• **The task**
List all lines in the material below that contain "document".
>> start
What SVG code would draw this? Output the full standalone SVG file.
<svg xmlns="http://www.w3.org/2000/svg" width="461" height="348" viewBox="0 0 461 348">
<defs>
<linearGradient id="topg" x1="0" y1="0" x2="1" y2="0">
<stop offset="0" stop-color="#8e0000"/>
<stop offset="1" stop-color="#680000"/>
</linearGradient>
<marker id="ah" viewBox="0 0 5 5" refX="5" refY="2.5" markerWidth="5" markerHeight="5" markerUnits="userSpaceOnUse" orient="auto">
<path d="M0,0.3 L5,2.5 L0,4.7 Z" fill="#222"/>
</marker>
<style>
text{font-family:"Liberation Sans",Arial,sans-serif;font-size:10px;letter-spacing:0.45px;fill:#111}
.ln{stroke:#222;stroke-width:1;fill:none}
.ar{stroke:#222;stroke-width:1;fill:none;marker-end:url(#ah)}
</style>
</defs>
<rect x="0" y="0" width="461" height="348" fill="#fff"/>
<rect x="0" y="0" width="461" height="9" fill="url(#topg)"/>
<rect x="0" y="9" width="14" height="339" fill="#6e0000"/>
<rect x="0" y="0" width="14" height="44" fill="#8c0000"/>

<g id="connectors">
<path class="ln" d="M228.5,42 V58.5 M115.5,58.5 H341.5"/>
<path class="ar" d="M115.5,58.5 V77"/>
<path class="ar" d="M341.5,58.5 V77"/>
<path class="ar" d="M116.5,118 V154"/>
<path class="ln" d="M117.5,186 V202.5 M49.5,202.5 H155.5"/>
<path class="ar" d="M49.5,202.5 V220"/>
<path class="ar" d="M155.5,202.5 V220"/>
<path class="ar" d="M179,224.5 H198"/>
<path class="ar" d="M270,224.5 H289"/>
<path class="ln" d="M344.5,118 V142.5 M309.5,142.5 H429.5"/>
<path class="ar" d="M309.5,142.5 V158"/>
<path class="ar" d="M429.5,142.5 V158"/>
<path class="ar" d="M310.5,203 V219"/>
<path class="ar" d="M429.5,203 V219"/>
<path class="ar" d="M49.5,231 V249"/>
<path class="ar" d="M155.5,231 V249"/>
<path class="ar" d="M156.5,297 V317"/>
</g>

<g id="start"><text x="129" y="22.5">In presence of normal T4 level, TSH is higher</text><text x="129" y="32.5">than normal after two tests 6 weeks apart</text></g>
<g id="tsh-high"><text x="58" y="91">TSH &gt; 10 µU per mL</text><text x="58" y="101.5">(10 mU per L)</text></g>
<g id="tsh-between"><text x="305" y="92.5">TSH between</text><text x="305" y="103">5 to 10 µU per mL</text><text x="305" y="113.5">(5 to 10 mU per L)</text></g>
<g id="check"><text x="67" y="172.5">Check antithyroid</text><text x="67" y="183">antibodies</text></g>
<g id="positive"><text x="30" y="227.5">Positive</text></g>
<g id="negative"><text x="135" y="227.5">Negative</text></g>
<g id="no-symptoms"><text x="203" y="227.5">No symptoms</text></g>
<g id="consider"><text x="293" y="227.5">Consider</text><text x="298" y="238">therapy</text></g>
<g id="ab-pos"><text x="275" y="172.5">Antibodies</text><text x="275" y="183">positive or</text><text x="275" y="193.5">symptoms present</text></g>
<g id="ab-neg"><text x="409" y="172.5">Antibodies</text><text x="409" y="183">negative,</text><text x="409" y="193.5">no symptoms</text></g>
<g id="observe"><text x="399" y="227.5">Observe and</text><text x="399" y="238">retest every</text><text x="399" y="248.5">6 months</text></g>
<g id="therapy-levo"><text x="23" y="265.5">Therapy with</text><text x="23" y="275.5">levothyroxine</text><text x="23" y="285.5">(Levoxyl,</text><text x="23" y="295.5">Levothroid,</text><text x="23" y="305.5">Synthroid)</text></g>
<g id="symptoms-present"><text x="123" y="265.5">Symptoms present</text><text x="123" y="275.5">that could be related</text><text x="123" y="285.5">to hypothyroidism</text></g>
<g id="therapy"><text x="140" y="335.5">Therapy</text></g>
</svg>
>> end
>> start
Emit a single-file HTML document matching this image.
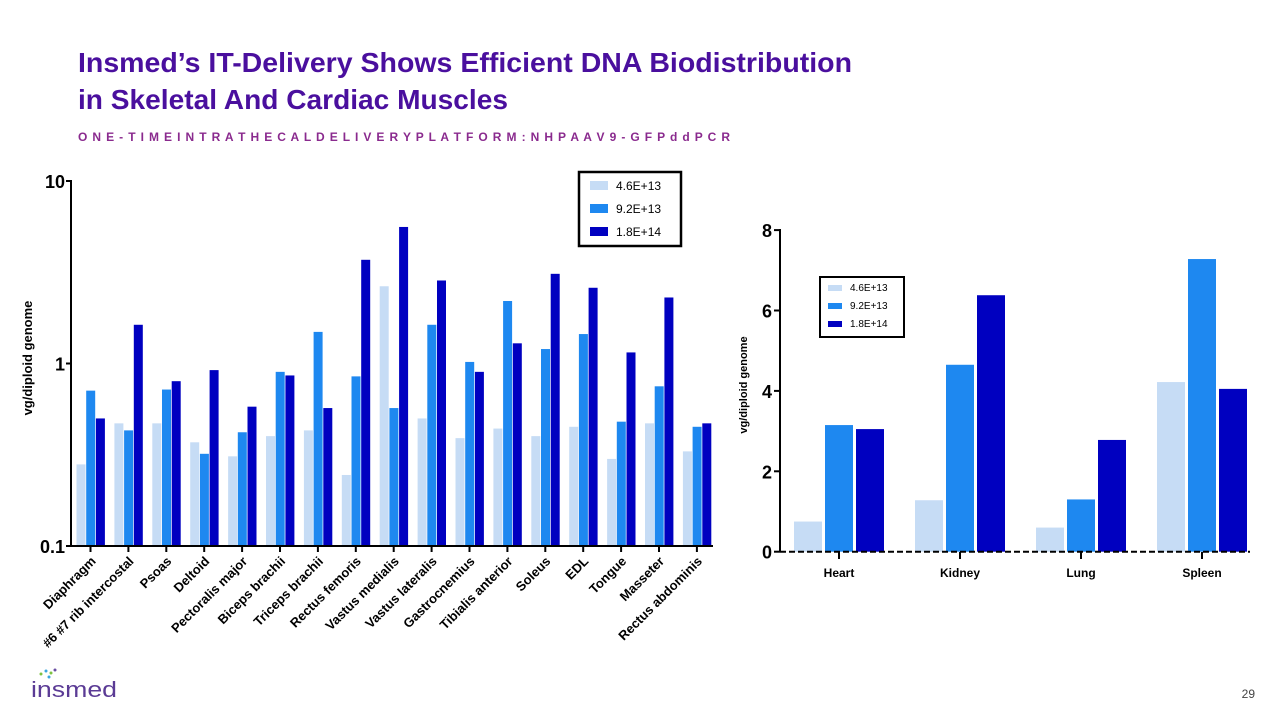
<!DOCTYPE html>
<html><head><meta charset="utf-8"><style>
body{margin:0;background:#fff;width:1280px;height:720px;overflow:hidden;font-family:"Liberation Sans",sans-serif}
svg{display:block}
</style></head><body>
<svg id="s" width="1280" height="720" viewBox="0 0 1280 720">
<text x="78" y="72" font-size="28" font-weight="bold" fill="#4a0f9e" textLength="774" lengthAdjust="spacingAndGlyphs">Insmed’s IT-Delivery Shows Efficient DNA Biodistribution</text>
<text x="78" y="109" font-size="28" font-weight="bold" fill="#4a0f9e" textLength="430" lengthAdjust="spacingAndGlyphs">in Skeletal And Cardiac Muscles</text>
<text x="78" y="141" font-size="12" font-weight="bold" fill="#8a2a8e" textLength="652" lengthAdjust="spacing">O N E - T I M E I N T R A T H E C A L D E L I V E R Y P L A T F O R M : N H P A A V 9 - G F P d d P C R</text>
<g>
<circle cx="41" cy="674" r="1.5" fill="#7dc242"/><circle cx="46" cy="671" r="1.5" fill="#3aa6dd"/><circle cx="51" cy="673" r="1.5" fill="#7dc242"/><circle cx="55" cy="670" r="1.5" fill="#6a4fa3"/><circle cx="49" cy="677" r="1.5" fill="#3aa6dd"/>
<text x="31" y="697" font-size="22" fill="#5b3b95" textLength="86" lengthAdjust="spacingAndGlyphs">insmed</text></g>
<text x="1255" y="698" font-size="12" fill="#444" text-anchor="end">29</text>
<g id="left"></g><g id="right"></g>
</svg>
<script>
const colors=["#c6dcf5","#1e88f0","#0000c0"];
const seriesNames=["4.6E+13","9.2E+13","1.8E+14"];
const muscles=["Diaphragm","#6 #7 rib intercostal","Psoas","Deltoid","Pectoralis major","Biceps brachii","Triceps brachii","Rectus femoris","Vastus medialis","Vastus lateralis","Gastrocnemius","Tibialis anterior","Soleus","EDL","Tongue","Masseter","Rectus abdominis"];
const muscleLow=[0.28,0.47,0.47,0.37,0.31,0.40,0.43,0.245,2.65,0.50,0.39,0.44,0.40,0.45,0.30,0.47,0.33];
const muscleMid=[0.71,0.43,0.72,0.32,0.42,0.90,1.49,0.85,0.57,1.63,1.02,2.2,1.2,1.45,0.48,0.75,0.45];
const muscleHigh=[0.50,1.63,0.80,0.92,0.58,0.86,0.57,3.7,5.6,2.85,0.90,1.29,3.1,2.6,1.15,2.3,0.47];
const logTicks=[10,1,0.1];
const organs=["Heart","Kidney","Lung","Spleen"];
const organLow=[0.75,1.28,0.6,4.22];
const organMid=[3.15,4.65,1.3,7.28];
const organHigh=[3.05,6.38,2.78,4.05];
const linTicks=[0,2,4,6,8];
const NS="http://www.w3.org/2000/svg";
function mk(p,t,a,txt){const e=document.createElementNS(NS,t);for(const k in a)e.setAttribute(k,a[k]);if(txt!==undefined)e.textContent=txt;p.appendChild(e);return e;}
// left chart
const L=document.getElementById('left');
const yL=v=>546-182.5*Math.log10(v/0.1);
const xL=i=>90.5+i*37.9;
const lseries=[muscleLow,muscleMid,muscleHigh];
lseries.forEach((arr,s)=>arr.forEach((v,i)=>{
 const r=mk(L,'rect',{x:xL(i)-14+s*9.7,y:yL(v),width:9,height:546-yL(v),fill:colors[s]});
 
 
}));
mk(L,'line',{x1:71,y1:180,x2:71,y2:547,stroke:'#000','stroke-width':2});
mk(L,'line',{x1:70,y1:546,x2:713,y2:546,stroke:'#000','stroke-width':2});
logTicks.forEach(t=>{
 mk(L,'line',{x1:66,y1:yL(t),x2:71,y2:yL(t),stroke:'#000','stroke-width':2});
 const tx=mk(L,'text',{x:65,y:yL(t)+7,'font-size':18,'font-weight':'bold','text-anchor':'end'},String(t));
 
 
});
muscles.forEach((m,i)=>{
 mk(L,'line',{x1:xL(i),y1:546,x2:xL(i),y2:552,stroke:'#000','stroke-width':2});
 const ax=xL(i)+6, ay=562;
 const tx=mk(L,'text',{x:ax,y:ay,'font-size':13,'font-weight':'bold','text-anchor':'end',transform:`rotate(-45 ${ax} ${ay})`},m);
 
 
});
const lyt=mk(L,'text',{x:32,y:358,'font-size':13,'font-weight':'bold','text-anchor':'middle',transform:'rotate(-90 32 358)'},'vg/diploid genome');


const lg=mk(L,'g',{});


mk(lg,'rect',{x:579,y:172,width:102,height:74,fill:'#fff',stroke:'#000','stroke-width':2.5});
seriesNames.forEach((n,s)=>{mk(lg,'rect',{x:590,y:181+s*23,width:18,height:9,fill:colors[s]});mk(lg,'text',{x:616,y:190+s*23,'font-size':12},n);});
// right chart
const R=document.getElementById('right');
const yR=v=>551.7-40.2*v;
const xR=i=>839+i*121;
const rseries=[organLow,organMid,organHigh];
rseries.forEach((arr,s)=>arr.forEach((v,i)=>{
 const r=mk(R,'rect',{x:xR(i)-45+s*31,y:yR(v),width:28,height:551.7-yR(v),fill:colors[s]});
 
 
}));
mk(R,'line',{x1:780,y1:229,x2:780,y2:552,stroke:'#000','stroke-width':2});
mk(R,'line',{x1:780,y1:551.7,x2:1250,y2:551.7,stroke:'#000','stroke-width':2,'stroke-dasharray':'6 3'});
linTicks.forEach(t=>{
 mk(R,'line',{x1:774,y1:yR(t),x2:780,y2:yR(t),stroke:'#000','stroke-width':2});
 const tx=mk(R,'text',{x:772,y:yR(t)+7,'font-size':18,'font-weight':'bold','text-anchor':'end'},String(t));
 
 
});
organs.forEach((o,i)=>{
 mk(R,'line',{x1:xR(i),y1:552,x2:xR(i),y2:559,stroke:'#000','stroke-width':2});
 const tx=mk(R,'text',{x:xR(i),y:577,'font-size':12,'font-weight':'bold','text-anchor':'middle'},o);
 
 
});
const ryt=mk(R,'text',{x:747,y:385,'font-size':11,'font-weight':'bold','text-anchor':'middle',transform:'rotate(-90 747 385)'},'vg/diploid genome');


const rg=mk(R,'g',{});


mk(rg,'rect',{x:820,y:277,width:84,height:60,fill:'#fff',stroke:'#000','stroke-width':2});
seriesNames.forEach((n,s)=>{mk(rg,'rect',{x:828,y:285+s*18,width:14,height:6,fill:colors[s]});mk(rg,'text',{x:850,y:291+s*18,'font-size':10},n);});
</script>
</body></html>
>> end
• **Final answer**
Emit a single-file HTML document matching this image.
function mk(p,t,a,txt){const e=document.createElementNS(NS,t);for(const k in a)e.setAttribute(k,a[k]);if(txt!==undefined)e.textContent=txt;p.appendChild(e);return e;}
const L=document.getElementById('left');
const R=document.getElementById('right');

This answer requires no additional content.